His series A Dance to the Music of Time follows a wide cast of characters through shifting historical and social circumstances, creating a panoramic yet intimate view of British life. Readers who enjoy Ford’s interest in memory, society, and personal history should find much to admire in Powell.
Evelyn Waugh offers a different tonal register, but his fiction shares Ford’s sharp eye for society and its hypocrisies. Waugh blends wit, elegance, and satire with an acute sense of decline and disillusionment.
His book, Brideshead Revisited, explores nostalgia, faith, class, and the fading of an older world through the story of friendship and family between the wars.
Elizabeth Bowen writes with remarkable precision about emotional tension beneath polished social surfaces. Her fiction often reveals how manners, silence, and unspoken desire shape relationships in subtle but lasting ways.
Her novel The Death of the Heart traces a young woman’s vulnerability within a sophisticated yet emotionally chilly world. Readers who admire Ford’s layered social perception are likely to appreciate Bowen’s controlled and penetrating style.
Jean Rhys specializes in intimate portraits of alienation, dependence, and emotional fragility. Her prose is spare and lucid, yet it carries extraordinary psychological weight.
Her novel, Wide Sargasso Sea, reimagines the backstory of the character Bertha Mason from Jane Eyre, offering a powerful exploration of identity, displacement, and colonial tension. Like Ford, Rhys is deeply attentive to vulnerability and the pressures that distort the self.

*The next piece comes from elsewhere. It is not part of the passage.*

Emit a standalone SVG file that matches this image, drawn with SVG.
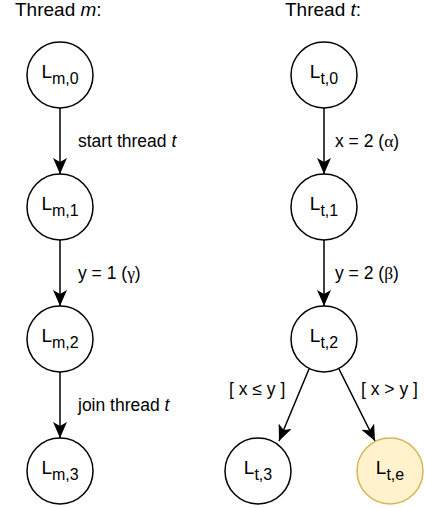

Kazuo Ishiguro is an excellent modern counterpart for readers who admire Ford Madox Ford. His fiction often centers on memory, self-deception, regret, and the emotional cost of restraint.
In The Remains of the Day, a reserved English butler looks back on his life and choices, gradually revealing painful truths about loyalty, dignity, and missed feeling. Ishiguro’s quiet precision makes him especially appealing to fans of psychologically subtle fiction.
Pat Barker explores war, trauma, and the long afterlife of psychological damage with clarity and force. Her writing is direct, unsentimental, and deeply humane.
Regeneration, set during World War I, portrays soldiers confronting trauma, repression, and emotional collapse. Because Ford’s work also engages with war, memory, and inner fracture, Barker is a particularly fitting recommendation.